The establishment of lender liability for broker acts and omissions is a critical step to clamp down on unfair, deceptive and abusive practices. At a minimum, yield spread premiums should be included in the calculation of what is a high cost loan under California’s predatory lending law. This was the legislature’s original intent of the law, but was subsequently overturned, erroneously and in conflict with the Department of Real Estate’s own legal opinion.

(This would require amending definitions of “covered loan” and “points and fees” to explicitly include YSPs in the counted costs of the loan. Cal. Fin. Code §§ 4970(b)(2) & (c)(2). Under current law, one way a consumer loan is deemed a covered loan and therefore receives special protections is if the total points and fees payable by the consumer at or before closing for a mortgage or deed of trust exceed 6 percent of the total loan amount. California’s definition of points and fees includes “all compensation and fees paid to mortgage brokers in connection with the loan transaction.”

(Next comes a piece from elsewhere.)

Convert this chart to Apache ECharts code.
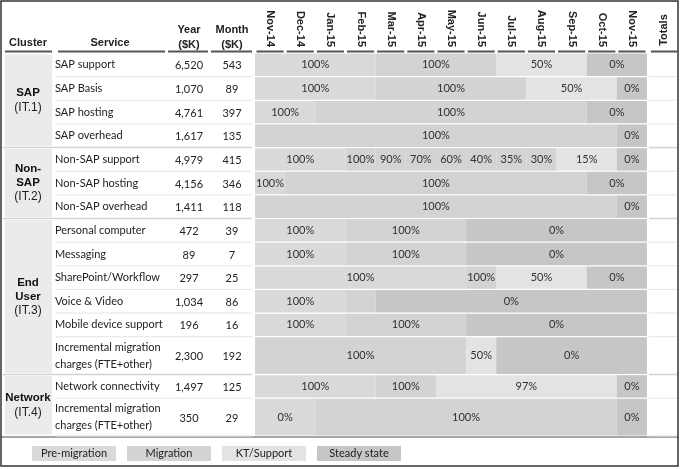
<!DOCTYPE html>
<html><head><meta charset="utf-8">
<script src="https://cdn.jsdelivr.net/npm/echarts@6/dist/echarts.min.js"></script>
<style>html,body{margin:0;padding:0;background:#fff}#c{width:680px;height:469px}</style>
</head><body><div id="c"></div>
<script>
// ---------- DATA ----------
const months = ['Nov-14','Dec-14','Jan-15','Feb-15','Mar-15','Apr-15','May-15','Jun-15','Jul-15','Aug-15','Sep-15','Oct-15','Nov-15'];
const phases = ['Pre-migration','Migration','KT/Support','Steady state'];
const clusterNames = ['SAP','Non-\nSAP','End\nUser','Network'];
const clusterCodes = ['(IT.1)','(IT.2)','(IT.3)','(IT.4)'];
const clusterSizes = [4,3,6,2];
const services = ['SAP support','SAP Basis','SAP hosting','SAP overhead','Non-SAP support','Non-SAP hosting','Non-SAP overhead','Personal computer','Messaging','SharePoint/Workflow','Voice & Video','Mobile device support','Incremental migration\ncharges (FTE+other)','Network connectivity','Incremental migration\ncharges (FTE+other)'];
const yearK = [6520,1070,4761,1617,4979,4156,1411,472,89,297,1034,196,2300,1497,350];
const monthK = [543,89,397,135,415,346,118,39,7,25,86,16,192,125,29];
// segments: [row, startMonth, endMonth, label]
const preMigration = [[0,0,4,'100%'],[1,0,4,'100%'],[2,0,2,'100%'],[4,0,3,'100%'],[5,0,1,'100%'],[7,0,3,'100%'],[8,0,3,'100%'],[9,0,7,'100%'],[10,0,3,'100%'],[11,0,3,'100%'],[13,0,4,'100%'],[14,0,2,'0%']];
const migration = [[0,4,8,'100%'],[1,4,9,'100%'],[2,2,11,'100%'],[3,0,12,'100%'],[4,3,4,'100%'],[4,4,5,'90%'],[4,5,6,'70%'],[4,6,7,'60%'],[4,7,8,'40%'],[4,8,9,'35%'],[4,9,10,'30%'],[5,1,11,'100%'],[6,0,12,'100%'],[7,3,7,'100%'],[8,3,7,'100%'],[9,7,8,'100%'],[10,3,4,''],[11,3,7,'100%'],[12,0,7,'100%'],[13,4,6,'100%'],[14,2,12,'100%']];
const ktSupport = [[0,8,11,'50%'],[1,9,12,'50%'],[4,10,12,'15%'],[9,8,11,'50%'],[12,7,8,'50%'],[13,6,12,'97%']];
const steadyState = [[0,11,13,'0%'],[1,12,13,'0%'],[2,11,13,'0%'],[3,12,13,'0%'],[4,12,13,'0%'],[5,11,13,'0%'],[6,12,13,'0%'],[7,7,13,'0%'],[8,7,13,'0%'],[9,11,13,'0%'],[10,4,13,'0%'],[11,7,13,'0%'],[12,8,13,'0%'],[13,12,13,'0%'],[14,12,13,'0%']];

// ---------- LAYOUT / STYLE ----------
const phaseData = [preMigration, migration, ktSupport, steadyState];
const phaseColors = ['#d9d9d9','#d3d3d3','#e3e3e3','#c6c6c6'];
const LINE_UNIT = 0.6;
const rowSpan = services.map(s => 1 + (s.split('\n').length - 1) * LINE_UNIT);
const rowTop = [];
let acc = 0;
rowSpan.forEach(h => { rowTop.push(acc); acc += h; });
const totalUnits = acc;
const bodyFont = '11px Lato';
const headFont = 'bold 11px "Liberation Sans"';
const X_SERVICE = 55, X_YEAR = 189, X_MONTH = 232;

const fmt = n => n.toLocaleString('en-US');

function segRenderer(data, color) {
  return function (params, api) {
    const d = data[params.dataIndex];
    const row = d[0];
    const p0 = api.coord([d[1], rowTop[row]]);
    const p1 = api.coord([d[2], rowTop[row] + rowSpan[row]]);
    return {
      type: 'group',
      children: [
        { type: 'rect', shape: { x: p0[0], y: p0[1] + 0.6, width: p1[0] - p0[0], height: p1[1] - p0[1] - 1.2 }, style: { fill: color } },
        { type: 'text', style: { text: d[3], x: (p0[0] + p1[0]) / 2, y: (p0[1] + p1[1]) / 2, align: 'center', verticalAlign: 'middle', font: bodyFont, fill: '#303030' } }
      ]
    };
  };
}

function tableRenderer(params, api) {
  const row = params.dataIndex;
  const p0 = api.coord([0, rowTop[row]]);
  const p1 = api.coord([13, rowTop[row] + rowSpan[row]]);
  const yc = (p0[1] + p1[1]) / 2;
  return {
    type: 'group',
    children: [
      { type: 'line', shape: { x1: X_SERVICE, y1: p1[1], x2: p0[0] - 3, y2: p1[1] }, style: { stroke: '#e4e4e4', lineWidth: 1 } },
      { type: 'line', shape: { x1: p1[0] + 2, y1: p1[1], x2: 677, y2: p1[1] }, style: { stroke: '#e4e4e4', lineWidth: 1 } },
      { type: 'text', style: { text: services[row], x: X_SERVICE, y: yc, align: 'left', verticalAlign: 'middle', font: bodyFont, fill: '#222', lineHeight: 17 } },
      { type: 'text', style: { text: fmt(yearK[row]), x: X_YEAR, y: yc + 1, align: 'center', verticalAlign: 'middle', font: bodyFont, fill: '#222' } },
      { type: 'text', style: { text: fmt(monthK[row]), x: X_MONTH, y: yc + 1, align: 'center', verticalAlign: 'middle', font: bodyFont, fill: '#222' } }
    ]
  };
}

function clusterRenderer(params, api) {
  const c = params.dataIndex;
  let first = 0;
  for (let i = 0; i < c; i++) first += clusterSizes[i];
  const last = first + clusterSizes[c] - 1;
  const p0 = api.coord([0, rowTop[first]]);
  const p1 = api.coord([13, rowTop[last] + rowSpan[last]]);
  const children = [
    { type: 'rect', shape: { x: 5, y: p0[1] + 1.5, width: 47, height: p1[1] - p0[1] - 3 }, style: { fill: '#ebebeb' } },
    { type: 'text', style: { text: '{b|' + clusterNames[c] + '}\n{n|' + clusterCodes[c] + '}', x: 28, y: (p0[1] + p1[1]) / 2, align: 'center', verticalAlign: 'middle',
      rich: { b: { font: 'bold 11.5px "Liberation Sans"', fill: '#111', lineHeight: 14, align: 'center' }, n: { font: '12px "Liberation Sans"', fill: '#222', lineHeight: 14, align: 'center' } } } }
  ];
  if (c < clusterSizes.length - 1) {
    children.push({ type: 'line', shape: { x1: 3, y1: p1[1], x2: p0[0] - 3, y2: p1[1] }, style: { stroke: '#d2d2d2', lineWidth: 1.5 } });
    children.push({ type: 'line', shape: { x1: p1[0] + 2, y1: p1[1], x2: 677, y2: p1[1] }, style: { stroke: '#d2d2d2', lineWidth: 1.5 } });
  }
  return { type: 'group', children };
}

function headerRenderer(params, api) {
  const i = params.dataIndex;
  const a = api.coord([i, 0]);
  const b = api.coord([i + 1, 0]);
  return { type: 'rect', shape: { x: a[0] + 1.5, y: a[1] - 2.5, width: b[0] - a[0] - 3, height: 2 }, style: { fill: '#555' } };
}

const chart = echarts.init(document.getElementById('c'), null, { renderer: 'canvas' });

const series = [
  { type: 'custom', name: 'table', renderItem: tableRenderer, data: services.map((s, i) => [0, i]), encode: { x: 0, y: 1 }, silent: true, z: 1 },
  { type: 'custom', name: 'clusters', renderItem: clusterRenderer, data: clusterNames.map((s, i) => [0, i]), encode: { x: 0, y: 1 }, silent: true, z: 2 },
  { type: 'custom', name: 'header', renderItem: headerRenderer, data: months.map((m, i) => [i, 0]), encode: { x: 0, y: 1 }, silent: true, z: 2 }
];
phases.forEach((p, k) => {
  series.push({
    type: 'custom', name: p, renderItem: segRenderer(phaseData[k], phaseColors[k]),
    data: phaseData[k].map(d => [d[0], d[1], d[2]]), encode: { x: [1, 2], y: 0 },
    itemStyle: { color: phaseColors[k] }, z: 3
  });
});

const legendRich = {};
phases.forEach((p, i) => {
  legendRich['p' + i] = { backgroundColor: phaseColors[i], width: 84, height: 15, lineHeight: 15, align: 'center', color: '#222', fontFamily: 'Lato', fontSize: 11 };
});

chart.setOption({
  animation: false,
  backgroundColor: '#fff',
  grid: { left: 255, right: 33, top: 53, bottom: 33 },
  xAxis: [
    { type: 'value', min: 0, max: 13, show: false },
    { type: 'category', data: months, position: 'top', gridIndex: 0,
      axisLine: { show: false }, axisTick: { show: false }, splitLine: { show: false },
      axisLabel: { rotate: 90, margin: 6, interval: 0, color: '#222', fontWeight: 'bold', fontSize: 11, fontFamily: 'Liberation Sans' } }
  ],
  yAxis: { type: 'value', inverse: true, min: 0, max: totalUnits, show: false },
  legend: {
    left: 22, top: 441, itemWidth: 0, itemHeight: 0, itemGap: 6, selectedMode: false, icon: 'rect',
    data: phases,
    formatter: name => '{p' + phases.indexOf(name) + '|' + name + '}',
    textStyle: { rich: legendRich }
  },
  series,
  graphic: [
    { type: 'text', style: { text: 'Cluster', x: 28, y: 43, align: 'center', verticalAlign: 'middle', font: headFont, fill: '#222' } },
    { type: 'text', style: { text: 'Service', x: 110, y: 43, align: 'center', verticalAlign: 'middle', font: headFont, fill: '#222' } },
    { type: 'text', style: { text: 'Year\n($K)', x: X_YEAR, y: 37, align: 'center', verticalAlign: 'middle', font: headFont, fill: '#222', lineHeight: 15 } },
    { type: 'text', style: { text: 'Month\n($K)', x: X_MONTH, y: 37, align: 'center', verticalAlign: 'middle', font: headFont, fill: '#222', lineHeight: 15 } },
    { type: 'text', rotation: Math.PI / 2, x: 664, y: 30, style: { text: 'Totals', x: 0, y: 0, align: 'center', verticalAlign: 'middle', font: headFont, fill: '#222' } },
    { type: 'rect', shape: { x: 5, y: 50.5, width: 47, height: 2 }, style: { fill: '#555' } },
    { type: 'rect', shape: { x: 58, y: 50.5, width: 107, height: 2 }, style: { fill: '#555' } },
    { type: 'rect', shape: { x: 168, y: 50.5, width: 40, height: 2 }, style: { fill: '#555' } },
    { type: 'rect', shape: { x: 211, y: 50.5, width: 41, height: 2 }, style: { fill: '#555' } },
    { type: 'rect', shape: { x: 651, y: 50.5, width: 26, height: 2 }, style: { fill: '#555' } },
    { type: 'line', shape: { x1: 1, y1: 437, x2: 678, y2: 437 }, style: { stroke: '#8a8a8a', lineWidth: 1.5 } },
    { type: 'rect', shape: { x: 1, y: 1, width: 677, height: 465 }, style: { fill: 'none', stroke: '#333', lineWidth: 1.5 } }
  ]
});
</script></body></html>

A YSP is a bonus paid by a lender to a mortgage broker when a loan is originated at an interest rate higher than the minimum interest rate the lender approved. In Wolski v. Fremont Investment & Loan, 25 Cal. Rptr. 3d 500 (Cal. Ct. App. 2005), a state appellate court held that a YSP should not be included in the definition of points and fees because the lender, not the consumer, pays a YSP, and because the consumer pays excess interest only after loan closing. The Court in Wolski did not take notice of the fact that the California Department of Real Estate has issued a legal opinion on the issue, finding that yield spread premiums were originally intended by the legislature to be included in the points and fees calculation.)

Conclusion

Today we are seeing massive disruptions in the financial markets following years of reckless lending on subprime mortgages. This issue has been prominent in the media recently, but the problems are not new. For years, housing analysts and many policymakers have known that most predatory lending occurs in the subprime market, and that subprime loans too often lead to foreclosure rather than sustainable ownership.

The foreclosure crisis has large potential implications for California. Record numbers of borrowers could lose their homes. Declining housing prices could reduce the equity, wealth and spending of homeowners throughout the state. Jobs are already down sharply in the mortgage industry which has been centered in Southern California, but could spread to the home construction sector. And recent turmoil in global credit markets linked to the subprime lending crisis make the prospect of a housing-led recession a real possibility.

While other states have taken action to stem foreclosures and to raise standards on subprime lending, California has yet to enact new provisions. I hope today’s hearing marks a turning point where California will take aggressive action to sustain affordable homeownership and restore investor faith in America’s subprime mortgage markets.